A: a few different answers:


*

*no, it's easy to imagine small improvements: more regular lenses, wider spectrum sensibility, more than three color sensors...

*not only not the best possible, but also have some fortuitous bad choices, the most commented is the retina orientation that makes it easy to detach with a big impact.  the very similar but independently evolved squid eye has the retina backwards, making it a lot more resistant.  unfortunately there seems no way for evolution to flip it without many blind generations in between. obviously not a good evolution path...

*best for what?  for producing images that will be seen by whom?  IOW: if the end observer is a pair of human eyes, then it will always be better to observe directly than to use an intermediary, no matter how high the quality/resolution/contrast/etc of such an intermediate reproduction.  (unless you want to see things not visible to the naked eye)
A: *

*This is a common misconception -- evolution has not stopped a million years ago leaving all the creatures in the "best possible state"; it is a continuous pursuit of adapting to the current environmental conditions, with only aim in reproductive success. Moreover most of the population stays in even more suboptimal surroundings due to random mutations (the advantage of that is to achieve faster adaptation).

*Yes; even a huge one, see Georg's answer. Squids have eyes without blind spot and with no risk of retina detach. Bees see light polarization and some UV. Cat's eye has a mirror that doubles the signal strength. Etc, etc.
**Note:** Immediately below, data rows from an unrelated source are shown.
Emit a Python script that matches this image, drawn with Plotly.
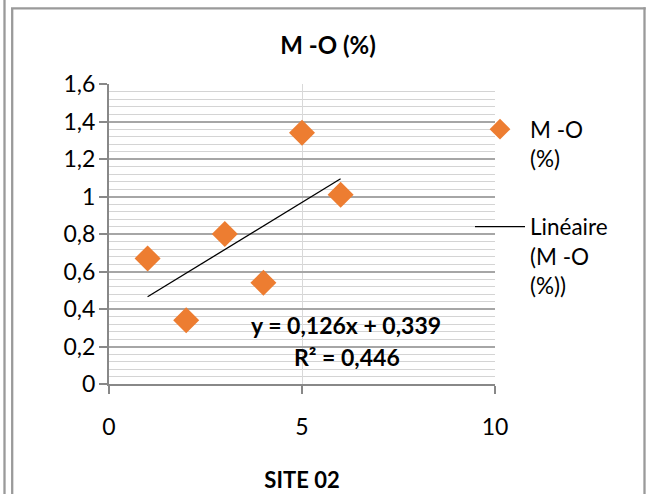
import plotly.graph_objects as go

# Sample sites (x) and organic matter content M-O (%) (y)
sites = [1, 2, 3, 4, 5, 6]
mo_percent = [0.67, 0.34, 0.80, 0.54, 1.34, 1.01]

# Linear trend reported for the series
slope = 0.126
intercept = 0.339
r_squared = 0.446

x_ticks = [0, 5, 10]
y_ticks = [0, 0.2, 0.4, 0.6, 0.8, 1.0, 1.2, 1.4, 1.6]

FONT = "Lato"
ORANGE = "#ED7D31"

# Plot area geometry (pixels)
W, H = 654, 494
L, R, T, B = 109, 159, 84, 110
PW, PH = W - L - R, H - T - B


def px_x(p):
    return (p - L) / PW


def px_y(p):
    return (H - B - p) / PH


def fmt(v):
    return f"{v:.3f}".replace(".", ",")


trend_x = [min(sites), max(sites)]
trend_y = [slope * x + intercept for x in trend_x]

fig = go.Figure()
fig.add_trace(go.Scatter(
    x=sites, y=mo_percent, mode="markers", name="M -O<br>(%)",
    marker=dict(symbol="diamond", size=20, color=ORANGE),
    legendgroup="a",
))
fig.add_trace(go.Scatter(
    x=trend_x, y=trend_y, mode="lines", name="Linéaire<br>(M -O<br>(%))",
    line=dict(color="black", width=1.3),
    legendgroup="b",
))

# Equation of the trend line
eq_font = dict(family=FONT, size=23, color="black")
fig.add_annotation(
    x=px_x(346), y=px_y(325), xref="paper", yref="paper",
    xanchor="center", yanchor="middle",
    text=f"<b>y = {fmt(slope)}x + {fmt(intercept)}</b>", showarrow=False,
    font=eq_font,
)
fig.add_annotation(
    x=px_x(347), y=px_y(357), xref="paper", yref="paper",
    xanchor="center", yanchor="middle",
    text=f"<b>R² = {fmt(r_squared)}</b>", showarrow=False,
    font=eq_font,
)

# Chart frame
frame = dict(color="#9a9a9a", width=2.3)
fig.add_shape(type="line", xref="paper", yref="paper",
              x0=px_x(4.5), x1=px_x(4.5), y0=px_y(-5), y1=px_y(H + 5), line=frame)
fig.add_shape(type="line", xref="paper", yref="paper",
              x0=px_x(12.2), x1=px_x(12.2), y0=px_y(8.3), y1=px_y(H + 5), line=frame)
fig.add_shape(type="line", xref="paper", yref="paper",
              x0=px_x(11), x1=px_x(645.7), y0=px_y(8.3), y1=px_y(8.3), line=frame)
fig.add_shape(type="line", xref="paper", yref="paper",
              x0=px_x(644.5), x1=px_x(644.5), y0=px_y(7.2), y1=px_y(H + 5), line=frame)

tick_font = dict(family=FONT, size=23, color="black")

fig.update_layout(
    width=W, height=H,
    margin=dict(l=L, r=R, t=T, b=B, autoexpand=False),
    paper_bgcolor="white", plot_bgcolor="white",
    separators=", ",
    font=dict(family=FONT, size=23, color="black"),
    title=dict(text="<b>M -O (%)</b>", x=328 / W, xref="container", xanchor="center",
               y=1 - 46 / H, yref="container", yanchor="middle",
               font=dict(family=FONT, size=24, color="black")),
    showlegend=True,
    legend=dict(
        x=px_x(470), y=px_y(108), xanchor="left", yanchor="top",
        bgcolor="rgba(0,0,0,0)", borderwidth=0,
        font=dict(family=FONT, size=22.5, color="black"),
        valign="top", tracegroupgap=36, itemwidth=50,
    ),
    xaxis=dict(
        range=[0, 10], tickvals=x_ticks, ticks="outside", ticklen=8,
        tickcolor="#888888", tickwidth=2,
        showline=True, linecolor="#888888", linewidth=2,
        showgrid=True, gridcolor="#d9d9d9", gridwidth=1, zeroline=False,
        tickfont=tick_font,
        ticklabelstandoff=13,
        title=dict(text="<b>SITE 02</b>", standoff=34,
                   font=dict(family=FONT, size=22, color="black")),
    ),
    yaxis=dict(
        range=[0, 1.6], tickvals=y_ticks, ticks="outside", ticklen=8,
        tickcolor="#888888", tickwidth=2,
        showline=True, linecolor="#888888", linewidth=2,
        showgrid=True, gridcolor="#a6a6a6", gridwidth=1.5, zeroline=False,
        tickfont=tick_font,
        ticklabelstandoff=-1,
        minor=dict(dtick=0.04, showgrid=True, gridcolor="#d4d4d4", gridwidth=1.2,
                   ticks=""),
    ),
)

fig.write_html("out.html")
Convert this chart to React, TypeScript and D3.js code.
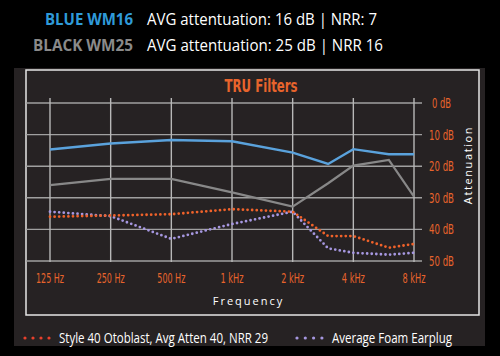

*Human eye has about 2Mpixel resolution -- my phone's camera is better.  Of course this is not a fair comparison, since the most usability of a sight stays in the brain, but if we talk about the eye itself...
A: [Updated to correct a couple of mistakes pointed out in comments. Thanks!]
At my age, it's clear that there's room for at least one major improvement: more accommodation. Accommodation, in this context, means the ability of the eye to focus at different distances. This is accomplished by changing the shape, and hence the focal length, of the lens. The lens material gets stiffer over time, so that most people lose the ability to focus on nearby objects as they age. In addition, of course, many people, including me, lack the ability to focus on faraway objects.
If I were in charge of natural selection, I'd make those muscles strong enough to let me focus on nearby objects. Presumably, back in the savannah, the decreasing ability of middle-aged people (or, as they were known back then, very old people!) to focus at objects less than a meter away had little effect on the number of descendants those people produced.
Another natural figure of merit to use to assess any optical system is how close it is to the diffraction limit -- that is, how close it comes to attaining the best possible resolution for a system of its size. I'm not an expert, it looks like the eye is within a factor of a few of the diffraction limit (example), so there's a bit of room for improvement there, but not much.
Another thing to look at is the quantum efficiency, effectively the fraction of all incident photons that an optical system uses. Again, things depend a lot on conditions, but in general the eye's very good on this score, reaching levels of about 10%. (That may not sound so great, but I think it's hard to imagine ways of improving it dramatically.) 
Another way to improve the eye would be to boost the range of frequencies it could see. Going into the ultraviolet probably wouldn't do much good, but if you added some infrared receptors on your retina, your night vision would be much better.